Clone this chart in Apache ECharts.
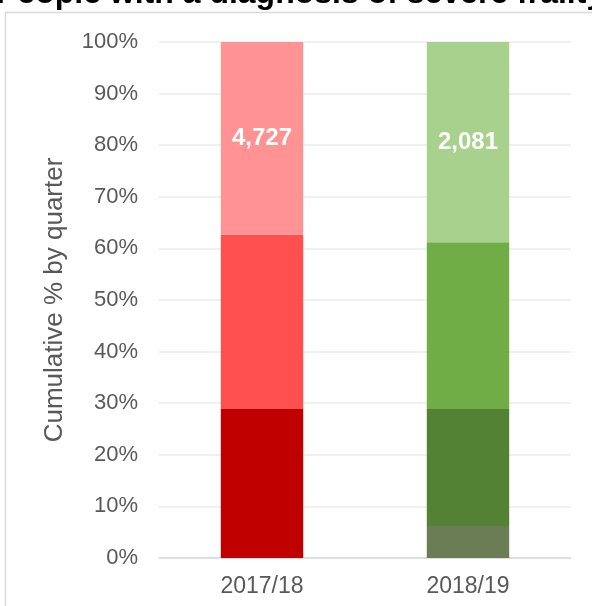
<!DOCTYPE html>
<html>
<head>
<meta charset="utf-8">
<script src="https://cdn.jsdelivr.net/npm/echarts@6/dist/echarts.min.js"></script>
<style>
  html, body { margin: 0; padding: 0; background: #fff; }
  #chart { width: 592px; height: 606px; }
</style>
</head>
<body>
<div id="chart"></div>
<script>
// financial years
const years = ['2017/18', '2018/19']

// share of the year's total added in each part (% , bottom to top)
const part1 = [0, 6.2]
const part2 = [28.9, 22.7]
const part3 = [33.8, 32.3]
const part4 = [37.3, 38.8]

// yearly totals shown on the top segment
const totals = [4727, 2081]

const yTicks = [0, 10, 20, 30, 40, 50, 60, 70, 80, 90, 100]

const reds = ['#c00000', '#c00000', '#ff5050', '#ff9393']
const greens = ['#6b7d55', '#548235', '#70ad47', '#a9d18e']

const font = 'Liberation Sans, Arial, sans-serif'

const chart = echarts.init(document.getElementById('chart'))

function makeSeries(data, idx) {
  return {
    type: 'bar',
    stack: 'total',
    barWidth: '40%',
    data: data.map((v, i) => ({
      value: v,
      itemStyle: { color: i === 0 ? reds[idx] : greens[idx] }
    })),
    label: idx === 3 ? {
      show: true,
      position: 'inside',
      color: '#fff',
      fontWeight: 'bold',
      fontSize: 24,
      fontFamily: font,
      formatter: (p) => totals[p.dataIndex].toLocaleString('en-GB')
    } : { show: false }
  }
}

chart.setOption({
  animation: false,
  grid: {
    left: 159,
    right: 21,
    top: 42,
    bottom: 48
  },
  graphic: [
    {
      type: 'rect',
      shape: { x: 5.5, y: 12.5, width: 700, height: 700 },
      style: { fill: 'none', stroke: '#d9d9d9', lineWidth: 1.5 },
      silent: true
    },
    {
      type: 'text',
      left: -4,
      top: -22,
      style: {
        text: 'People with a diagnosis of severe frailty',
        font: 'bold 32px ' + font,
        fill: '#000'
      },
      silent: true
    }
  ],
  xAxis: {
    type: 'category',
    data: years,
    axisTick: { show: false },
    axisLine: { lineStyle: { color: '#d9d9d9', width: 1.5 } },
    axisLabel: {
      color: '#595959',
      fontSize: 23,
      margin: 17,
      fontFamily: font
    }
  },
  yAxis: {
    type: 'value',
    min: 0,
    max: 100,
    interval: 10,
    name: 'Cumulative % by quarter',
    nameLocation: 'middle',
    nameGap: 91,
    nameTextStyle: {
      color: '#595959',
      fontSize: 26,
      fontFamily: font
    },
    axisLabel: {
      color: '#595959',
      fontSize: 22,
      margin: 21,
      fontFamily: font,
      formatter: (v) => yTicks.includes(v) ? v + '%' : ''
    },
    splitLine: { lineStyle: { color: '#ebebeb', width: 1.5 } }
  },
  series: [part1, part2, part3, part4].map(makeSeries)
})
</script>
</body>
</html>
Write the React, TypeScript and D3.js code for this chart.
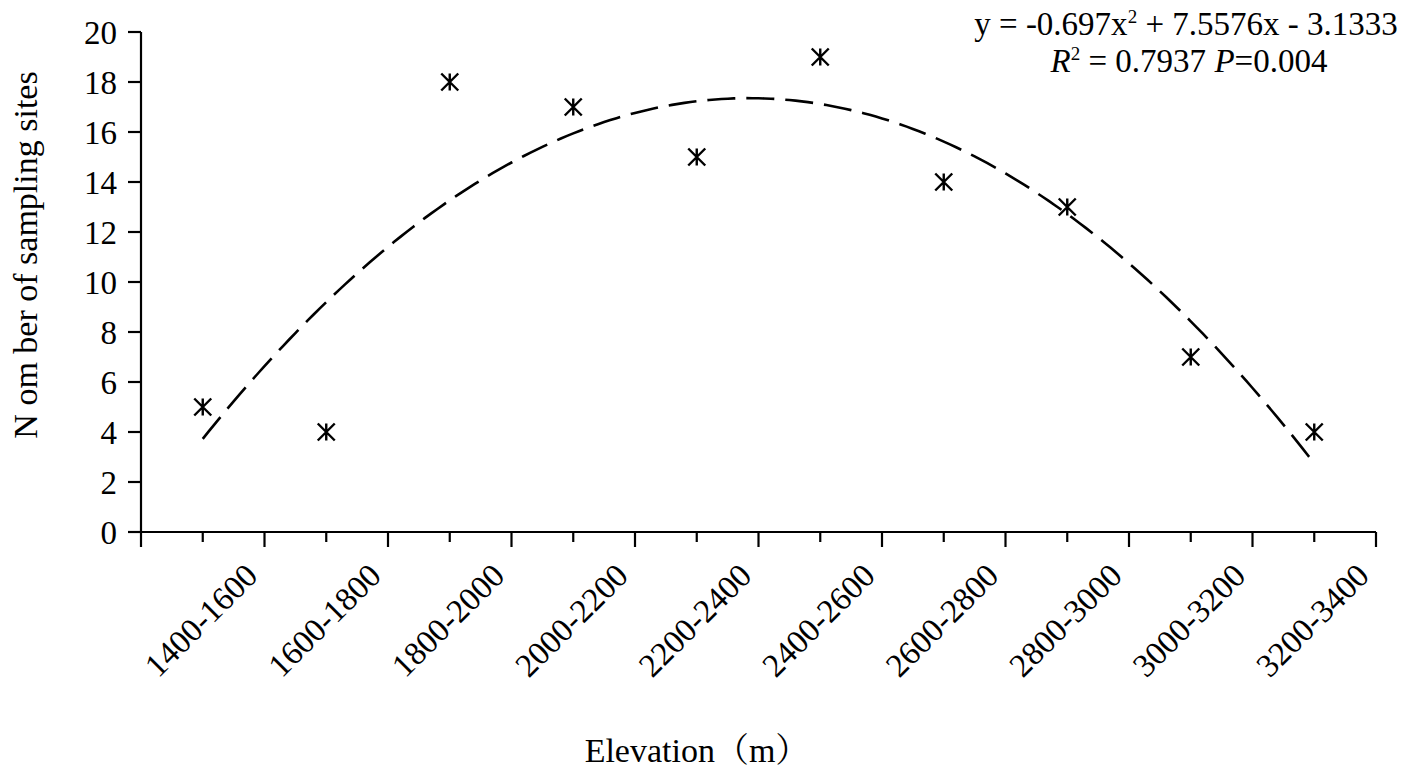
====
## [AIM]
Every entry must be reproduced exactly, with the images left out.

## [EXERCISE RESULT]
Clone this chart in Apache ECharts.
<!DOCTYPE html>
<html>
<head>
<meta charset="utf-8">
<script src="https://cdn.jsdelivr.net/npm/echarts@6/dist/echarts.min.js"></script>
<style>
  html, body { margin: 0; padding: 0; background: #fff; }
  #chart { width: 592px; height: 606px; }
</style>
</head>
<body>
<div id="chart"></div>
<script>
// financial years
const years = ['2017/18', '2018/19']

// share of the year's total added in each part (% , bottom to top)
const part1 = [0, 6.2]
const part2 = [28.9, 22.7]
const part3 = [33.8, 32.3]
const part4 = [37.3, 38.8]

// yearly totals shown on the top segment
const totals = [4727, 2081]

const yTicks = [0, 10, 20, 30, 40, 50, 60, 70, 80, 90, 100]

const reds = ['#c00000', '#c00000', '#ff5050', '#ff9393']
const greens = ['#6b7d55', '#548235', '#70ad47', '#a9d18e']

const font = 'Liberation Sans, Arial, sans-serif'

const chart = echarts.init(document.getElementById('chart'))

function makeSeries(data, idx) {
  return {
    type: 'bar',
    stack: 'total',
    barWidth: '40%',
    data: data.map((v, i) => ({
      value: v,
      itemStyle: { color: i === 0 ? reds[idx] : greens[idx] }
    })),
    label: idx === 3 ? {
      show: true,
      position: 'inside',
      color: '#fff',
      fontWeight: 'bold',
      fontSize: 24,
      fontFamily: font,
      formatter: (p) => totals[p.dataIndex].toLocaleString('en-GB')
    } : { show: false }
  }
}

chart.setOption({
  animation: false,
  grid: {
    left: 159,
    right: 21,
    top: 42,
    bottom: 48
  },
  graphic: [
    {
      type: 'rect',
      shape: { x: 5.5, y: 12.5, width: 700, height: 700 },
      style: { fill: 'none', stroke: '#d9d9d9', lineWidth: 1.5 },
      silent: true
    },
    {
      type: 'text',
      left: -4,
      top: -22,
      style: {
        text: 'People with a diagnosis of severe frailty',
        font: 'bold 32px ' + font,
        fill: '#000'
      },
      silent: true
    }
  ],
  xAxis: {
    type: 'category',
    data: years,
    axisTick: { show: false },
    axisLine: { lineStyle: { color: '#d9d9d9', width: 1.5 } },
    axisLabel: {
      color: '#595959',
      fontSize: 23,
      margin: 17,
      fontFamily: font
    }
  },
  yAxis: {
    type: 'value',
    min: 0,
    max: 100,
    interval: 10,
    name: 'Cumulative % by quarter',
    nameLocation: 'middle',
    nameGap: 91,
    nameTextStyle: {
      color: '#595959',
      fontSize: 26,
      fontFamily: font
    },
    axisLabel: {
      color: '#595959',
      fontSize: 22,
      margin: 21,
      fontFamily: font,
      formatter: (v) => yTicks.includes(v) ? v + '%' : ''
    },
    splitLine: { lineStyle: { color: '#ebebeb', width: 1.5 } }
  },
  series: [part1, part2, part3, part4].map(makeSeries)
})
</script>
</body>
</html>
Write the React, TypeScript and D3.js code for this chart.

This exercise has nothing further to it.